Description of the task —
Each entry must be reproduced precisely as it stands.

⁂

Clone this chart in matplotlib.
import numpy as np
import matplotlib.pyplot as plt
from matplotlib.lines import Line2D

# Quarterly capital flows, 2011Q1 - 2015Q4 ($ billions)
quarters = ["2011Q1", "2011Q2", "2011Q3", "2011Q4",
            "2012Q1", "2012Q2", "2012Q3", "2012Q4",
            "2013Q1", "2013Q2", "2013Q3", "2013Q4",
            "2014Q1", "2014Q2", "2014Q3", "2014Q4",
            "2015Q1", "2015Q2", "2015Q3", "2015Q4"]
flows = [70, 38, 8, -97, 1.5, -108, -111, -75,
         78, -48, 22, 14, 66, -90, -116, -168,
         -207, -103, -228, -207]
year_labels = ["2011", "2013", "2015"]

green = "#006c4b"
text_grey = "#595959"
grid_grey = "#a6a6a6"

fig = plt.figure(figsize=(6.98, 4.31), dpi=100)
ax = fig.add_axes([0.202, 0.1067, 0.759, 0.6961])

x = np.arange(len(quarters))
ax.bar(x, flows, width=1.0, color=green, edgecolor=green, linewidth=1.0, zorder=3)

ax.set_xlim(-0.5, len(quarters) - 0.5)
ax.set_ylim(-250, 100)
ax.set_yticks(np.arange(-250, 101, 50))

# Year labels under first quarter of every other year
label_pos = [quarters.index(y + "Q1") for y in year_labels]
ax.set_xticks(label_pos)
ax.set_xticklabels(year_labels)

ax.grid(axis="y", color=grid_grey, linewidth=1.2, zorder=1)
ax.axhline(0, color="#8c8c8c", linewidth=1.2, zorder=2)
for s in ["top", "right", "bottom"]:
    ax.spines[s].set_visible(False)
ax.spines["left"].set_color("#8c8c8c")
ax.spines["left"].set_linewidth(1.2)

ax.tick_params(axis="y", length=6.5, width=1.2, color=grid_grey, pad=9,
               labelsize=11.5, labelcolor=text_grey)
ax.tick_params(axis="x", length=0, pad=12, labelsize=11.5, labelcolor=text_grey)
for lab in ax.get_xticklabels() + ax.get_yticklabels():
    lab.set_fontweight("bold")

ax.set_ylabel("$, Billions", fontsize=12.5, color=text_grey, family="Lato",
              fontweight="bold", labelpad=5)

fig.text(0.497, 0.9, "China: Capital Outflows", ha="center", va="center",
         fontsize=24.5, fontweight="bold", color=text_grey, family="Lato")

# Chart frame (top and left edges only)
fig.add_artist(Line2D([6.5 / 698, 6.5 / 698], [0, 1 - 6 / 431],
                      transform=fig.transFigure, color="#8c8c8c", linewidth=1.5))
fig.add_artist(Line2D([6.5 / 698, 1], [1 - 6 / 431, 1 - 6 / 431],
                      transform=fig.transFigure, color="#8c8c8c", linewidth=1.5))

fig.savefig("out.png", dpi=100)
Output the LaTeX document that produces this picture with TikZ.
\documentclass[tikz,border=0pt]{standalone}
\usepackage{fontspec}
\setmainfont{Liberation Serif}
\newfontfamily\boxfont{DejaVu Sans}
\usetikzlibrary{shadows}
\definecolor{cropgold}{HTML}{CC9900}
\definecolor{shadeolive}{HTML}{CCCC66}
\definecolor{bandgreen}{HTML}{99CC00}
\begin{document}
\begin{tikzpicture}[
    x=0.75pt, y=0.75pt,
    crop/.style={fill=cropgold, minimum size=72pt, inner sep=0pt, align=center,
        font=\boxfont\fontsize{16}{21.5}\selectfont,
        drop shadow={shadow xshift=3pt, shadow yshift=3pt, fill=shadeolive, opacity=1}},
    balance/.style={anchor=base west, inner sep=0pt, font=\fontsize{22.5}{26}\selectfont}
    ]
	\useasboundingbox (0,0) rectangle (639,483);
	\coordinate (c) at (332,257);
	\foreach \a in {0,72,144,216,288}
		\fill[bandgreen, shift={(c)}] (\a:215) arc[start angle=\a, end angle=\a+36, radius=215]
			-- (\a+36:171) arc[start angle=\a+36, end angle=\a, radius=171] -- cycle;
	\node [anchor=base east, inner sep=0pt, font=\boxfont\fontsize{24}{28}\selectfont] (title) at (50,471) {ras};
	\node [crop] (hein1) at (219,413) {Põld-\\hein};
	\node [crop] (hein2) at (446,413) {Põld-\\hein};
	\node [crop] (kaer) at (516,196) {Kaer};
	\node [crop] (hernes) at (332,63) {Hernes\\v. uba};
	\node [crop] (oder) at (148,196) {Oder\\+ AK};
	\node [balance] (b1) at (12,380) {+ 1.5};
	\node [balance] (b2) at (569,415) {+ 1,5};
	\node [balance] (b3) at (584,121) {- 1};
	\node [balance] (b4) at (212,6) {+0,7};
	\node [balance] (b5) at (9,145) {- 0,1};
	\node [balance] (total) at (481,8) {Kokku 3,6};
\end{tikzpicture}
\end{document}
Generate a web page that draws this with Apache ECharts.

⁂

Correct response —
Clone this chart in matplotlib.
import numpy as np
import matplotlib.pyplot as plt
from matplotlib.lines import Line2D

# Quarterly capital flows, 2011Q1 - 2015Q4 ($ billions)
quarters = ["2011Q1", "2011Q2", "2011Q3", "2011Q4",
            "2012Q1", "2012Q2", "2012Q3", "2012Q4",
            "2013Q1", "2013Q2", "2013Q3", "2013Q4",
            "2014Q1", "2014Q2", "2014Q3", "2014Q4",
            "2015Q1", "2015Q2", "2015Q3", "2015Q4"]
flows = [70, 38, 8, -97, 1.5, -108, -111, -75,
         78, -48, 22, 14, 66, -90, -116, -168,
         -207, -103, -228, -207]
year_labels = ["2011", "2013", "2015"]

green = "#006c4b"
text_grey = "#595959"
grid_grey = "#a6a6a6"

fig = plt.figure(figsize=(6.98, 4.31), dpi=100)
ax = fig.add_axes([0.202, 0.1067, 0.759, 0.6961])

x = np.arange(len(quarters))
ax.bar(x, flows, width=1.0, color=green, edgecolor=green, linewidth=1.0, zorder=3)

ax.set_xlim(-0.5, len(quarters) - 0.5)
ax.set_ylim(-250, 100)
ax.set_yticks(np.arange(-250, 101, 50))

# Year labels under first quarter of every other year
label_pos = [quarters.index(y + "Q1") for y in year_labels]
ax.set_xticks(label_pos)
ax.set_xticklabels(year_labels)

ax.grid(axis="y", color=grid_grey, linewidth=1.2, zorder=1)
ax.axhline(0, color="#8c8c8c", linewidth=1.2, zorder=2)
for s in ["top", "right", "bottom"]:
    ax.spines[s].set_visible(False)
ax.spines["left"].set_color("#8c8c8c")
ax.spines["left"].set_linewidth(1.2)

ax.tick_params(axis="y", length=6.5, width=1.2, color=grid_grey, pad=9,
               labelsize=11.5, labelcolor=text_grey)
ax.tick_params(axis="x", length=0, pad=12, labelsize=11.5, labelcolor=text_grey)
for lab in ax.get_xticklabels() + ax.get_yticklabels():
    lab.set_fontweight("bold")

ax.set_ylabel("$, Billions", fontsize=12.5, color=text_grey, family="Lato",
              fontweight="bold", labelpad=5)

fig.text(0.497, 0.9, "China: Capital Outflows", ha="center", va="center",
         fontsize=24.5, fontweight="bold", color=text_grey, family="Lato")

# Chart frame (top and left edges only)
fig.add_artist(Line2D([6.5 / 698, 6.5 / 698], [0, 1 - 6 / 431],
                      transform=fig.transFigure, color="#8c8c8c", linewidth=1.5))
fig.add_artist(Line2D([6.5 / 698, 1], [1 - 6 / 431, 1 - 6 / 431],
                      transform=fig.transFigure, color="#8c8c8c", linewidth=1.5))

fig.savefig("out.png", dpi=100)
Output the LaTeX document that produces this picture with TikZ.
\documentclass[tikz,border=0pt]{standalone}
\usepackage{fontspec}
\setmainfont{Liberation Serif}
\newfontfamily\boxfont{DejaVu Sans}
\usetikzlibrary{shadows}
\definecolor{cropgold}{HTML}{CC9900}
\definecolor{shadeolive}{HTML}{CCCC66}
\definecolor{bandgreen}{HTML}{99CC00}
\begin{document}
\begin{tikzpicture}[
    x=0.75pt, y=0.75pt,
    crop/.style={fill=cropgold, minimum size=72pt, inner sep=0pt, align=center,
        font=\boxfont\fontsize{16}{21.5}\selectfont,
        drop shadow={shadow xshift=3pt, shadow yshift=3pt, fill=shadeolive, opacity=1}},
    balance/.style={anchor=base west, inner sep=0pt, font=\fontsize{22.5}{26}\selectfont}
    ]
	\useasboundingbox (0,0) rectangle (639,483);
	\coordinate (c) at (332,257);
	\foreach \a in {0,72,144,216,288}
		\fill[bandgreen, shift={(c)}] (\a:215) arc[start angle=\a, end angle=\a+36, radius=215]
			-- (\a+36:171) arc[start angle=\a+36, end angle=\a, radius=171] -- cycle;
	\node [anchor=base east, inner sep=0pt, font=\boxfont\fontsize{24}{28}\selectfont] (title) at (50,471) {ras};
	\node [crop] (hein1) at (219,413) {Põld-\\hein};
	\node [crop] (hein2) at (446,413) {Põld-\\hein};
	\node [crop] (kaer) at (516,196) {Kaer};
	\node [crop] (hernes) at (332,63) {Hernes\\v. uba};
	\node [crop] (oder) at (148,196) {Oder\\+ AK};
	\node [balance] (b1) at (12,380) {+ 1.5};
	\node [balance] (b2) at (569,415) {+ 1,5};
	\node [balance] (b3) at (584,121) {- 1};
	\node [balance] (b4) at (212,6) {+0,7};
	\node [balance] (b5) at (9,145) {- 0,1};
	\node [balance] (total) at (481,8) {Kokku 3,6};
\end{tikzpicture}
\end{document}
Generate a web page that draws this with Apache ECharts.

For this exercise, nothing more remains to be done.